Use one entry per graph node, even for islands or zero-population units.

from binary_ensemble import BendlDecoder

decoder = BendlDecoder("ensemble.bendl")
graph = decoder.read_graph()
first_assignment = next(iter(decoder))

assert graph is None or len(first_assignment) == graph.number_of_nodes()

Node order

Node order is the most important invariant in the system. Assignment index i means “the node at position i in the dual graph.” If you change the graph order without changing the assignment order, the file still decodes successfully but describes the wrong plans.

Bundles are the recommended default because they keep the graph and assignment stream together:

from binary_ensemble import BendlDecoder

decoder = BendlDecoder("ensemble.bendl")
graph = decoder.read_graph()      # NetworkX graph in assignment order, or None
metadata = decoder.read_metadata()

When BendlEncoder.add_graph(..., sort="mlc"), sort="rcm", or sort="key" reorders a graph, it returns the reordered graph. Write assignments in that returned order, and store the permutation map the bundle creates for you.

import networkx as nx

from binary_ensemble import BendlEncoder

graph = nx.convert_node_labels_to_integers(nx.path_graph(4))
adjacency = nx.adjacency_data(graph)

encoder = BendlEncoder("ordered.bendl", overwrite=True)
ordered_graph = encoder.add_graph(adjacency, sort="rcm")
write_order = list(ordered_graph.nodes)
assert len(write_order) == 4

with encoder.ben_stream() as ensemble:
    ensemble.write([1, 1, 2, 2])

Warning

Reordering the graph is lossless, but it is not cosmetic. Once you choose an order, every assignment written to that stream must use that exact order.

JSONL input

The whole-file codec helpers expect JSON Lines with one JSON object per line and an assignment field:

{"assignment": [1, 1, 2, 2], "sample": 1}
{"assignment": [1, 2, 2, 2], "sample": 2}

Extra fields such as sample, scores, or metadata can be present in the input JSONL, but only the assignment stream is encoded into .ben or .xben. If you need graph metadata, sampler settings, or scores to travel with the file, put the stream in a .bendl file and attach those payloads as assets.

from binary_ensemble import encode_jsonl_to_ben

encode_jsonl_to_ben("plans.jsonl", "plans.ben", overwrite=True)

Bundle assets

A .bendl file can carry well-known assets and custom assets:

Asset

Reader helper

Typical payload

graph.json

read_graph() or read_json_asset("graph.json")

NetworkX adjacency JSON

metadata.json

read_metadata()

Sampler name, seed, date, chain settings

node_permutation_map.json

read_node_permutation_map()

Reversible old-to-new node order map

Custom JSON/text/binary asset

read_json_asset() or read_asset_bytes()

Scores, notes, provenance, run manifests, geometry blobs

from binary_ensemble import BendlDecoder

decoder = BendlDecoder("ensemble.bendl")

for asset in decoder.list_assets():
    print(asset["name"], asset["type"], asset["flags"])

Variants and formats

The data contract is independent of the stream variant. standard, mkv_chain, and twodelta all decode to the same thing: a sequence of list[int] assignments. Choose the variant for compression behavior, not for downstream semantics.

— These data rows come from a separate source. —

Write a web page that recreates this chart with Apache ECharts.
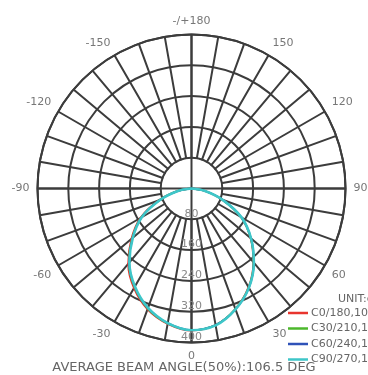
<!DOCTYPE html>
<html>
<head>
<meta charset="utf-8">
<script src="https://cdn.jsdelivr.net/npm/echarts@6/dist/echarts.min.js"></script>
<style>
html,body{margin:0;padding:0;background:#fff;}
#chart{width:368px;height:375px;}
</style>
</head>
<body>
<div id="chart"></div>
<script>
// Gamma angles (0 = straight down, positive toward the right side)
const gammaAngles = [-90, -80, -70, -60, -50, -40, -30, -20, -10, 0, 10, 20, 30, 40, 50, 60, 70, 80, 90];
// Intensity values (cd) for each C-plane pair
const c0_180  = [0, 38, 92, 154, 204, 256, 299, 334, 357, 369, 360, 333, 296, 250, 200, 148, 84, 33, 0];
const c30_210 = [0, 36, 89, 151, 201, 253, 296, 332, 356, 368, 360, 333, 297, 251, 201, 149, 85, 34, 0];
const c60_240 = [0, 35, 88, 150, 200, 252, 295, 331, 355, 368, 360, 334, 298, 252, 202, 150, 86, 34, 0];
const c90_270 = [0, 34, 87, 149, 199, 251, 294, 330, 355, 368, 361, 334, 298, 252, 202, 150, 86, 34, 0];
const seriesNames = ['C0/180,106.3DEG', 'C30/210,106.5DEG', 'C60/240,106.6DEG', 'C90/270,106.7DEG'];
const seriesColors = ['#e8352e', '#4cb82c', '#2f52b8', '#3ec6c8'];
const radiusTicks = [80, 160, 240, 320, 400];
const angleLabelStep = 30;
const unitText = 'UNIT:cd';
const titleText = 'AVERAGE BEAM ANGLE(50%):106.5 DEG';

const allValues = [c0_180, c30_210, c60_240, c90_270];
function toPolar(vals) {
  return gammaAngles.map((a, i) => [vals[i], a < 0 ? a + 360 : a]);
}

const CX = 191.5, CY = 188.5, R = 154;
const gridColor = '#3c3c3c';
const gridW = 2;

const chart = echarts.init(document.getElementById('chart'), null, {renderer: 'canvas'});
const option = {
  animation: false,
  backgroundColor: '#fff',
  title: [
    {text: titleText, left: 'center', top: 356,
     textStyle: {fontFamily: 'DejaVu Sans', fontSize: 13, fontWeight: 'normal', color: '#666'}},
    {text: unitText, left: 333, top: 289,
     textStyle: {fontFamily: 'DejaVu Sans', fontSize: 11, fontWeight: 'normal', color: '#666'}}
  ],
  legend: {
    orient: 'vertical', left: 288, top: 307,
    data: seriesNames, icon: 'rect', itemWidth: 20, itemHeight: 2.5, itemGap: 3.5,
    textStyle: {fontFamily: 'DejaVu Sans', fontSize: 11, color: '#666', lineHeight: 12, padding: [0, 0, 0, -2]},
    padding: 0
  },
  polar: [
    {center: [CX, CY], radius: R},
    {center: [CX, CY], radius: [30, R]},
    {center: [CX, CY], radius: R}
  ],
  angleAxis: [
    {polarIndex: 0, type: 'value', min: 0, max: 360, interval: angleLabelStep, startAngle: 270, clockwise: false,
     axisLine: {show: true, lineStyle: {color: gridColor, width: gridW}},
     axisTick: {show: false}, splitLine: {show: false},
     axisLabel: {show: true, margin: 8, fontFamily: 'DejaVu Sans', fontSize: 11, color: '#777',
       formatter: function (v) { if (v === 360) return ''; if (v === 180) return '-/+180'; return v > 180 ? String(v - 360) : String(v); }}},
    {polarIndex: 1, type: 'value', min: 0, max: 360, interval: 10, startAngle: 270, clockwise: false,
     axisLine: {show: false}, axisTick: {show: false}, axisLabel: {show: false},
     splitLine: {show: true, lineStyle: {color: gridColor, width: gridW}}},
    {polarIndex: 2, type: 'value', min: 0, max: 360, interval: 90, startAngle: 270, clockwise: false,
     axisLine: {show: false}, axisTick: {show: false}, axisLabel: {show: false},
     splitLine: {show: true, lineStyle: {color: gridColor, width: gridW}}}
  ],
  radiusAxis: [
    {polarIndex: 0, type: 'value', min: 0, max: radiusTicks[radiusTicks.length - 1], interval: radiusTicks[0],
     axisLine: {show: false}, axisTick: {show: false},
     splitLine: {show: true, lineStyle: {color: gridColor, width: gridW}},
     axisLabel: {show: true, showMinLabel: false, margin: 0, align: 'center', verticalAlign: 'bottom',
       fontFamily: 'DejaVu Sans', fontSize: 11, color: '#888'}},
    {polarIndex: 1, type: 'value', min: 0, max: 400, show: false, splitLine: {show: false}, axisLabel: {show: false}},
    {polarIndex: 2, type: 'value', min: 0, max: 400, show: false, splitLine: {show: false}, axisLabel: {show: false}}
  ],
  series: allValues.map((vals, i) => ({
    name: seriesNames[i], type: 'line', coordinateSystem: 'polar', polarIndex: 0,
    data: toPolar(vals), showSymbol: false, smooth: 0.3,
    lineStyle: {color: seriesColors[i], width: i === 3 ? 2.6 : 1.8},
    itemStyle: {color: seriesColors[i]}, z: 3 + i
  }))
};
chart.setOption(option);
</script>
</body>
</html>
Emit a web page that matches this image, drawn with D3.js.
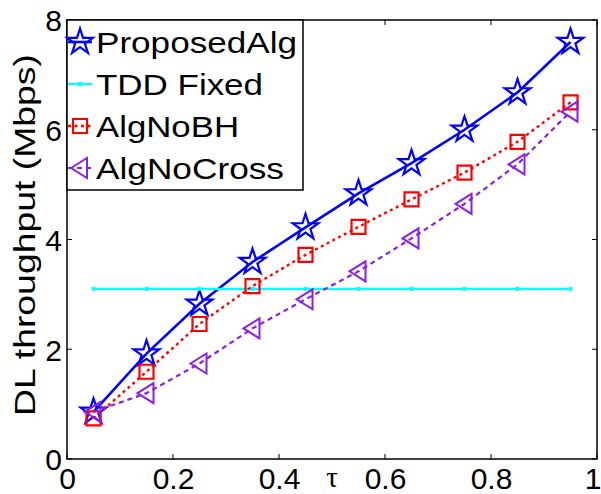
<!DOCTYPE html>
<html><head><meta charset="utf-8">
<script src="https://cdn.jsdelivr.net/npm/d3@7"></script>
<style>body{margin:0;background:#fff}svg{display:block}text{font-family:"Liberation Sans",Arial,sans-serif}</style>
</head><body>
<script>
const tau = [0.05,0.15,0.25,0.35,0.45,0.55,0.65,0.75,0.85,0.95];
const proposedAlg = [0.86,1.92,2.83,3.59,4.22,4.84,5.39,6.0,6.68,7.6];
const tddFixed = [3.1,3.1,3.1,3.1,3.1,3.1,3.1,3.1,3.1,3.1];
const algNoBH = [0.74,1.59,2.46,3.15,3.72,4.23,4.73,5.22,5.78,6.5];
const algNoCross = [0.86,1.2,1.74,2.38,2.91,3.42,4.02,4.65,5.37,6.33];
const seriesNames = ["ProposedAlg","TDD Fixed","AlgNoBH","AlgNoCross"];
const xTicks = [0,0.2,0.4,0.6,0.8,1];
const xTickLabels = ["0","0.2","0.4","0.6","0.8","1"];
const yTicks = [0,2,4,6,8];
const xLabel = "\u03c4";
const yLabel = "DL throughput (Mbps)";

const W=601,H=494;
const L=67,R=597,T=20,B=459;
const svg=d3.select("body").append("svg").attr("width",W).attr("height",H);
const x=d3.scaleLinear().domain([0,1]).range([L,R]);
const y=d3.scaleLinear().domain([0,8]).range([B,T]);

function starPath(R0){const r=R0*0.382;let p=[];for(let i=0;i<10;i++){const a=-Math.PI/2+i*Math.PI/5;const rr=i%2?r:R0;p.push([rr*Math.cos(a),rr*Math.sin(a)]);}return "M"+p.map(d=>d.join(",")).join("L")+"Z";}
const markers={
  star:starPath(13.5),
  square:"M-7,-7L7,-7L7,7L-7,7Z",
  tri:"M-9,0L7,-10L7,10Z",
  dot:"M-1.5,-1.5L1.5,-1.5L1.5,1.5L-1.5,1.5Z"
};
const styles=[
  {data:proposedAlg,color:"#0000ff",dash:null,lw:2.6,marker:"star",mw:2.2},
  {data:tddFixed,color:"#00ffff",dash:null,lw:2.2,marker:"dot",mw:1},
  {data:algNoBH,color:"#ff0000",dash:"3,3.5",lw:2.4,marker:"square",mw:2.2},
  {data:algNoCross,color:"#8a1fe6",dash:"5,4",lw:2.2,marker:"tri",mw:2}
];

const g=svg.append("g");
g.append("rect").attr("x",L).attr("y",T).attr("width",R-L).attr("height",B-T).attr("fill","none").attr("stroke","#000").attr("stroke-width",1.5);
const tl=5;
xTicks.forEach((t,i)=>{
  g.append("line").attr("x1",x(t)).attr("x2",x(t)).attr("y1",B).attr("y2",B-tl).attr("stroke","#000").attr("stroke-width",1);
  g.append("line").attr("x1",x(t)).attr("x2",x(t)).attr("y1",T).attr("y2",T+tl).attr("stroke","#000").attr("stroke-width",1);
});
yTicks.forEach(t=>{
  g.append("line").attr("x1",L).attr("x2",L+tl).attr("y1",y(t)).attr("y2",y(t)).attr("stroke","#000").attr("stroke-width",1);
  g.append("line").attr("x1",R).attr("x2",R-tl).attr("y1",y(t)).attr("y2",y(t)).attr("stroke","#000").attr("stroke-width",1);
});
const xAxis=d3.axisBottom(x).tickValues(xTicks).tickFormat((d,i)=>xTickLabels[i]).tickSize(0).tickPadding(8);
const xa=svg.append("g").attr("transform",`translate(0,${B})`).call(xAxis);
xa.select(".domain").remove();
xa.selectAll("text").attr("font-size",30).attr("fill","#000").attr("font-family","Liberation Sans, Arial, sans-serif").attr("dy","0.72em");
xa.selectAll(".tick").filter(d=>d===1).select("text").attr("text-anchor","end").attr("x",4);
const yAxis=d3.axisLeft(y).tickValues(yTicks).tickFormat(d3.format("d")).tickSize(0).tickPadding(5);
const ya=svg.append("g").attr("transform",`translate(${L},0)`).call(yAxis);
ya.select(".domain").remove();
ya.selectAll("text").attr("font-size",30).attr("fill","#000").attr("font-family","Liberation Sans, Arial, sans-serif").attr("dy","0.36em");

svg.append("text").attr("x",332).attr("y",487).attr("text-anchor","middle").attr("font-size",29).style("font-family","'Liberation Serif','DejaVu Serif',serif").text(xLabel);
svg.append("text").attr("transform","translate(35,235) rotate(-90)").attr("text-anchor","middle").attr("font-size",30).attr("textLength",362).attr("lengthAdjust","spacingAndGlyphs").text(yLabel);

const line=d3.line().x((d,i)=>x(tau[i])).y(d=>y(d));
styles.forEach(s=>{
  const sg=svg.append("g");
  sg.append("path").attr("d",line(s.data)).attr("fill","none").attr("stroke",s.color).attr("stroke-width",s.lw).attr("stroke-dasharray",s.dash);
  sg.selectAll("path.m").data(s.data).join("path").attr("class","m")
    .attr("transform",(d,i)=>`translate(${x(tau[i])},${y(d)})`)
    .attr("d",markers[s.marker]).attr("fill",s.marker==="dot"?s.color:"none").attr("stroke",s.color).attr("stroke-width",s.mw);
});

const lg=svg.append("g");
lg.append("rect").attr("x",L).attr("y",T).attr("width",236).attr("height",170).attr("fill","#fff").attr("stroke","#000").attr("stroke-width",1.5);
const rowY=[42,84,126,168];
const textLen=[201,167,143,188];
styles.forEach((s,i)=>{
  const yy=rowY[i];
  lg.append("line").attr("x1",68).attr("x2",92).attr("y1",yy).attr("y2",yy).attr("stroke",s.color).attr("stroke-width",s.lw).attr("stroke-dasharray",s.dash);
  lg.append("path").attr("transform",`translate(80,${yy})`).attr("d",markers[s.marker]).attr("fill",s.marker==="dot"?s.color:"none").attr("stroke",s.color).attr("stroke-width",s.mw);
  lg.append("text").attr("x",96).attr("y",yy+11).attr("font-size",30).attr("textLength",textLen[i]).attr("lengthAdjust","spacingAndGlyphs").text(seriesNames[i]);
});
</script>
</body></html>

Likewise, .ben, .xben, and .bendl carry the same assignment stream at different packaging layers:

Format

Carries assignments

Carries graph/assets

Best use

.ben

yes

no

Active work, fast streaming and subsampling

.xben

yes

no

Small plain-stream archive

.bendl with BEN stream

yes

yes

Recommended working bundle

.bendl with XBEN stream

yes

yes

Recommended share/archive bundle

Validation checklist

Before you encode a real ensemble, check these points:

  • Decide the node order once, before the first sample is written.

  • If you reorder a graph, run the sampler or assignment extraction in the reordered graph’s node order.

  • Keep assignment length constant for the whole stream.

  • Store the graph in the bundle unless every reader already has the exact matching graph.

  • Store sampler settings, random seed, scoring definitions, and provenance as metadata or custom assets.

  • Use BEN while sampling and iterating; recompress to XBEN when the file is ready to share.